L'usage du mot crédit nous en apprend beaucoup sur la façon dont nos technocrates perçoivent le monde et les relations qui les unissent à ceux qu'ils gouvernent.
Par l'auteur du site Bobo libéral.
Mais ce qui est inquiétant n'est pas la mesure en elle-même, positive, mais le vocable utilisé, crédit, dont un simple examen suffit à révéler des implications d'ordre philosophique et éthique. L'État ferait crédit aux entreprises. Si l'on se réfère à la définition originale du mot crédit, l'État prêterait-il de l'argent aux entreprises ? Évidemment que non. L'État prend moins d'argent aux entreprises. Mais selon ce point de vue original, ce qu'il leur prend en moins, il leur ferait crédit. Un peu comme si cet argent n'appartenait pas à ses propriétaires légitimes, mais fut donné par l'État.
Il ne faut pas oublier que l'impôt est une appropriation par la force du bien d'autrui.
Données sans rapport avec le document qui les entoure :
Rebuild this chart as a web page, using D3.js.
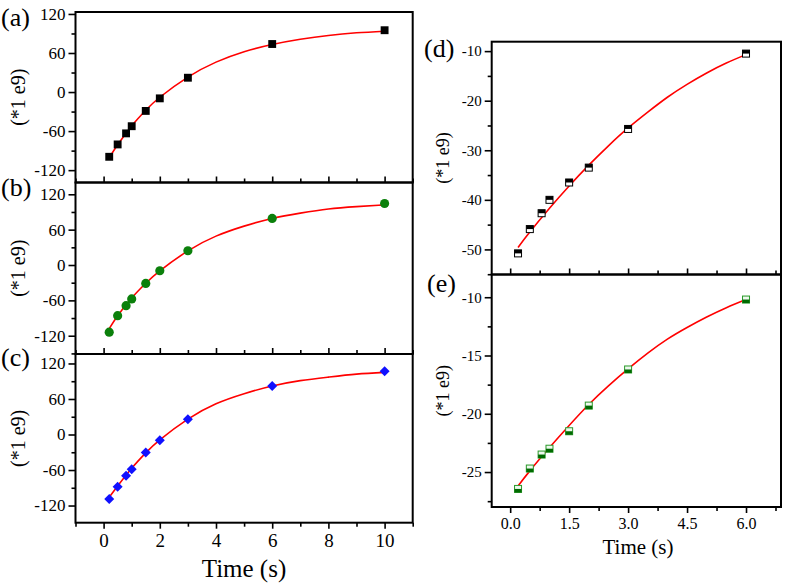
<!DOCTYPE html>
<html><head><meta charset="utf-8">
<script src="https://cdn.jsdelivr.net/npm/d3@7"></script>
<style>body{margin:0;background:#fff}svg{display:block}</style>
</head><body><svg id="c" width="787" height="583"></svg>
<script>
// ---- data ----
const timeA = [0.2, 0.5, 0.8, 1.0, 1.5, 2, 3, 6, 10];
const valA = [-99.5, -80.5, -63.5, -52.5, -29, -9.7, 22, 73.8, 95];
const valB = [-114, -86, -69, -57.6, -31.2, -9.7, 24.2, 79, 104.4];
const valC = [-109, -88.3, -69.8, -58.5, -30.3, -9.6, 25.8, 82, 106.7];
const fitTimeL = [0.2, 0.5, 1, 1.5, 2, 3, 4, 5, 6, 7, 8, 9, 10];
const fitA = [-101, -81, -52, -28, -8, 23, 46, 62, 73, 81, 87, 91, 93.5];
const fitB = [-108, -86, -56, -31, -10, 24, 49, 66, 79, 88, 95, 99, 102];
const fitC = [-106, -87, -57, -31, -9, 26, 52, 69, 82, 91, 97, 102, 105];
const timeD = [0.2, 0.5, 0.8, 1.0, 1.5, 2, 3, 6];
const valD = [-50.8, -45.9, -42.7, -40.0, -36.5, -33.5, -25.7, -10.5];
const valE = [-26.45, -24.7, -23.5, -23.0, -21.5, -19.3, -16.2, -10.2];
const fitTimeR = [0.2, 0.5, 1, 1.5, 2, 2.5, 3, 3.5, 4, 4.5, 5, 5.5, 6];
const fitD = [-49.6, -46.5, -41.7, -37.2, -33.0, -29.1, -25.5, -22.3, -19.3, -16.7, -14.4, -12.4, -10.7];
const fitE = [-26.2, -24.9, -22.9, -21.0, -19.2, -17.6, -16.15, -14.8, -13.6, -12.6, -11.7, -10.9, -10.2];
const leftYMajor = [-120, -60, 0, 60, 120];
const leftYMinor = [-150, -90, -30, 30, 90];
const leftXMajor = [0, 2, 4, 6, 8, 10];
const leftXMinor = [-1, 1, 3, 5, 7, 9, 11];
const dYMajor = [-50, -40, -30, -20, -10];
const dYMinor = [-55, -45, -35, -25, -15];
const eYMajor = [-25, -20, -15, -10];
const eYMinor = [-27.5, -22.5, -17.5, -12.5];
const rightXMajor = [0, 1.5, 3, 4.5, 6];
const rightXMinor = [0.75, 2.25, 3.75, 5.25, 6.75];
const panelLabels = ["(a)", "(b)", "(c)", "(d)", "(e)"];
const yTitle = "(*1 e9)";
const xTitle = "Time (s)";

const FONT = "'Liberation Serif', 'Times New Roman', Tinos, 'DejaVu Serif', serif";
const svg = d3.select("#c");
const intFmt = d => d3.format("d")(d).replace("\u2212", "-");
const oneFmt = d => d3.format(".1f")(d).replace("\u2212", "-");

function panel(o) {
  const g = svg.append("g");
  const x = d3.scaleLinear().domain(o.xDomain).range([o.x0, o.x1]);
  const y = d3.scaleLinear().domain(o.yDomain).range([o.y1, o.y0]);
  const inY = v => v >= o.yDomain[0] - 1e-9 && v <= o.yDomain[1] + 1e-9;
  const ya = g.append("g").attr("transform", `translate(${o.x0},0)`)
    .call(d3.axisLeft(y).tickValues(o.yMajor).tickSize(7).tickPadding(3).tickFormat(o.yFmt));
  const ym = g.append("g").attr("transform", `translate(${o.x0},0)`)
    .call(d3.axisLeft(y).tickValues(o.yMinor.filter(inY)).tickSize(4).tickFormat(""));
  [ya, ym].forEach(a => { a.attr("font-family", null); a.select(".domain").remove(); a.selectAll("line").attr("stroke", "#000").attr("stroke-width", 1.6); });
  ya.selectAll("text").style("font-size", o.yFs + "px").style("font-family", FONT).attr("fill", "#000");
  let xa, xm;
  if (o.outerX) {
    xa = g.append("g").attr("transform", `translate(0,${o.y1})`)
      .call(d3.axisBottom(x).tickValues(o.xMajor).tickSize(6).tickPadding(5).tickFormat(o.xFmt));
    xm = g.append("g").attr("transform", `translate(0,${o.y1})`)
      .call(d3.axisBottom(x).tickValues(o.xMinor).tickSize(4).tickFormat(""));
    xa.selectAll("text").style("font-size", o.xFs + "px").style("font-family", FONT).attr("fill", "#000");
  } else {
    xa = g.append("g").attr("transform", `translate(0,${o.y1})`)
      .call(d3.axisBottom(x).tickValues(o.xMajor).tickSize(-6).tickFormat(""));
    xm = g.append("g").attr("transform", `translate(0,${o.y1})`)
      .call(d3.axisBottom(x).tickValues(o.xMinor).tickSize(-4).tickFormat(""));
  }
  [xa, xm].forEach(a => { a.attr("font-family", null); a.select(".domain").remove(); a.selectAll("line").attr("stroke", "#000").attr("stroke-width", 1.6); });
  g.append("rect").attr("x", o.x0).attr("y", o.y0).attr("width", o.x1 - o.x0).attr("height", o.y1 - o.y0)
    .attr("fill", "none").attr("stroke", "#000").attr("stroke-width", 2);
  const line = d3.line().x(d => x(d[0])).y(d => y(d[1])).curve(d3.curveNatural);
  g.append("path").datum(o.fitX.map((t, i) => [t, o.fitY[i]]))
    .attr("d", line).attr("fill", "none").attr("stroke", "#ff0000").attr("stroke-width", 1.6);
  const pts = o.px.map((t, i) => [t, o.py[i]]);
  const mg = g.append("g");
  pts.forEach(p => {
    const cx = x(p[0]), cy = y(p[1]);
    if (o.marker === "square") {
      mg.append("path").attr("d", d3.symbol(d3.symbolSquare, 62)()).attr("transform", `translate(${cx},${cy})`).attr("fill", "#000");
    } else if (o.marker === "circle") {
      mg.append("path").attr("d", d3.symbol(d3.symbolCircle, 66)()).attr("transform", `translate(${cx},${cy})`).attr("fill", "#0b800b");
    } else if (o.marker === "diamond") {
      mg.append("path").attr("d", d3.symbol(d3.symbolSquare, 50)()).attr("transform", `translate(${cx},${cy}) rotate(45)`).attr("fill", "#1010ff");
    } else {
      const s = 7;
      mg.append("rect").attr("x", cx - s / 2).attr("y", cy - s / 2).attr("width", s).attr("height", s)
        .attr("fill", o.marker === "halfD" ? "#fff" : "#eef8ee").attr("stroke", o.marker === "halfD" ? "#000" : "#2a9a2a").attr("stroke-width", 1);
      if (o.marker === "halfD") {
        mg.append("rect").attr("x", cx - s / 2).attr("y", cy - s / 2).attr("width", s).attr("height", s / 2).attr("fill", "#000");
      } else {
        mg.append("rect").attr("x", cx - s / 2).attr("y", cy).attr("width", s).attr("height", s / 2).attr("fill", "#006a00");
      }
    }
  });
  g.append("text").attr("x", o.lx).attr("y", o.ly).style("font-size", o.lFs + "px").style("font-family", FONT).text(o.label);
  g.append("text").attr("transform", `translate(${o.tx},${(o.y0 + o.y1) / 2}) rotate(-90)`)
    .attr("text-anchor", "middle").attr("dominant-baseline", "central")
    .style("font-size", o.tFs + "px").style("font-family", FONT).text(yTitle);
}

const L = { x0: 75.5, x1: 412.7, xDomain: [-1, 11], xMajor: leftXMajor, xMinor: leftXMinor, xFmt: intFmt,
  yMajor: leftYMajor, yMinor: leftYMinor, yFmt: intFmt, yFs: 17, xFs: 19, lFs: 26, tFs: 20, tx: 18, fitX: fitTimeL, px: timeA };
panel(Object.assign({}, L, { y0: 12, y1: 182.5, yDomain: [-139, 123], outerX: false, fitY: fitA, py: valA, marker: "square", label: panelLabels[0], lx: 1, ly: 26 }));
panel(Object.assign({}, L, { y0: 182.5, y1: 354, yDomain: [-151, 140], outerX: false, fitY: fitB, py: valB, marker: "circle", label: panelLabels[1], lx: 1, ly: 196 }));
panel(Object.assign({}, L, { y0: 354, y1: 522.7, yDomain: [-149, 136], outerX: true, fitY: fitC, py: valC, marker: "diamond", label: panelLabels[2], lx: 1, ly: 366 }));

const R = { x0: 491.7, x1: 781, xDomain: [-0.47, 6.89], xMajor: rightXMajor, xMinor: rightXMinor, xFmt: oneFmt,
  yFmt: intFmt, yFs: 15, xFs: 16, lFs: 26, tFs: 18, tx: 443, fitX: fitTimeR, px: timeD };
panel(Object.assign({}, R, { y0: 41.7, y1: 274.5, yDomain: [-55.06, -8.1], yMajor: dYMajor, yMinor: dYMinor, outerX: false, fitY: fitD, py: valD, marker: "halfD", label: panelLabels[3], lx: 424, ly: 57 }));
panel(Object.assign({}, R, { y0: 274.5, y1: 507, yDomain: [-28, -8.05], yMajor: eYMajor, yMinor: eYMinor, outerX: true, fitY: fitE, py: valE, marker: "halfE", label: panelLabels[4], lx: 427, ly: 292 }));

svg.append("text").attr("x", 244).attr("y", 577).attr("text-anchor", "middle").style("font-size", "25px").style("font-family", FONT).text(xTitle);
svg.append("text").attr("x", 638).attr("y", 554).attr("text-anchor", "middle").style("font-size", "21px").style("font-family", FONT).text(xTitle);
</script></body></html>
Et si l'on s'amusait à généraliser ce principe jusqu'à ses ultimes retranchement, l'État ferait crédit de tout ce que l'entreprise ne paye pas en impôt. Dans cette optique l'entreprise ne serait pas le propriétaire légitime de ses biens. Ce qu'elle dispose n'est que dû à la bonne volonté de l'État. Ce principe est même applicable au particulier. Ce qu'il ne paye pas en impôt lui a été donné ou crédité par l'État.
En fait l'État serait l'unique propriétaire de tous les biens du territoire dont il aurait la charge. C'est l'abolition pure et simple de la propriété privée, en théorie.
Alors qu'auparavant on considérait l'impôt comme une arme dangereuse, pour certains un mal nécessaire, violant le droit de propriété privée consacrée par notre déclaration des droits de l'homme et du citoyen de 1789, aujourd'hui la totalité de ce que l'on posséderait serait de facto et en toute circonstance imposé, dont une partie par la bénévolence de l'État nous serait crédité. Et d'ailleurs un crédit implique un remboursement avec intérêt. Imaginez tout ce que l'on doit à l'État !
Mon propos est à dessein exagéré. Je doute que le gouvernement actuel soit dans une quête marxiste d'appropriation et de collectivisation de tous les biens de ce pays, en témoigne les déclaration d'Ayrault lors du débat sur la possible nationalisation de Florange dont il qualifia le procédé d'expropriation. Mais l'usage du mot crédit nous en apprend beaucoup sur la façon dont nos technocrates perçoivent le monde et les relations qui les unissent à ceux qu'ils gouvernent : nous leur sommes à jamais débiteur de tout ce que nous faisons et de tout ce que nous possédons.